[cfe-dev] Calling main() is ub based optimizations
Mehdi Amini via cfe-dev
cfe-dev at lists.llvm.org
Mon Nov 14 08:43:01 PST 2016
> On Nov 14, 2016, at 8:38 AM, David Chisnall <David.Chisnall at cl.cam.ac.uk> wrote:
>
> On 14 Nov 2016, at 16:29, Mehdi Amini <mehdi.amini at apple.com <mailto:mehdi.amini at apple.com>> wrote:
>>
>>
>>> On Nov 14, 2016, at 3:11 AM, David Chisnall via cfe-dev <cfe-dev at lists.llvm.org> wrote:
>>>
>>> On 14 Nov 2016, at 10:58, Ben Taylor <brtaylor92 at gmail.com> wrote:
>>>>
>>>> The relevant piece of standardese seems to be 3.6.1.3 in the C++17 working draft (n4606) standard, which reads in part:
>>>>
>>>> "The function main shall not be used within a program. The linkage (3.5) of main is implementation-defined.

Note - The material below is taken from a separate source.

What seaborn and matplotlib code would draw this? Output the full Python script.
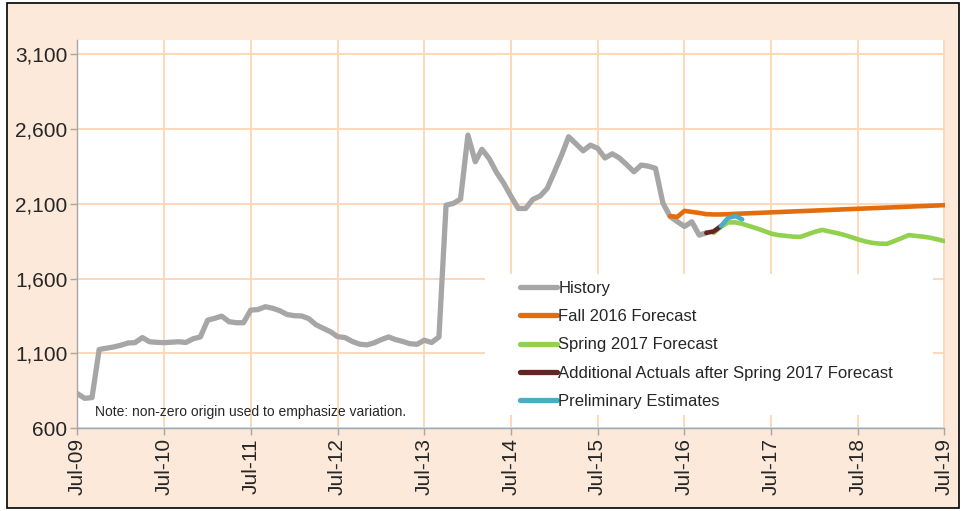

A program that defines main as deleted or that declares main to be inline, static, or constexpr is ill-formed. The main function shall not be declared with a linkage-specification (7.5). A program that declares a variable main at global scope or that declares the name main with C language linkage (in any namespace) is ill-formed."
>>>>
>>>> So the cases you suggest, by my reading, should not be UB but rather a compile error.
>>>
>>> It sounds as if calling main from C++ should be a compile error. It’s not clear what’s expected to happen if a C compilation unit calls a C++ main.
>>
>> Isn’t the very beginning "The function main shall not be used within a program” enough?
>
> No, because this rule does not exist in the C standard and, from the perspective of a C compilation unit the main function is just another C function.
Right, but when you form a program by mixing C and C++, I’m not sure how you can escape rules from both standard that applies to “the program” as whole.
> The fact that a function in another compilation unit is implemented in a different language makes calling it UB.
> Consider two compilation units written in the common subset of C and C++:
>
> Compilation unit A contains main(), which calls foo().
>
> Compilation unit B calls main() the first time that it’s called, and returns otherwise.
>
> If these are both compiled as C, this is valid code.
> If these are both compiled as C++, then compilation unit B should be a compile-time error.
> If A is compiled as C and B is compiled as C++, then B should be a compile-time error.
> If A is compiled as C++ and B is compiled as C then we have a problem: is is well-defined behaviour in C for B to contain a call to main(), but it is UB in C++ for the main defined in A to be called.
>
> This means that we don’t know if B is relying on UB unless we know whether A is compiled as C or C++ code. This is a horrible situation: flipping a compiler switch in A changes whether B is UB or not.
Yes, that’s not great, but you can run into this issue with any “program-wide” rules in standards (luckily there’s not that many).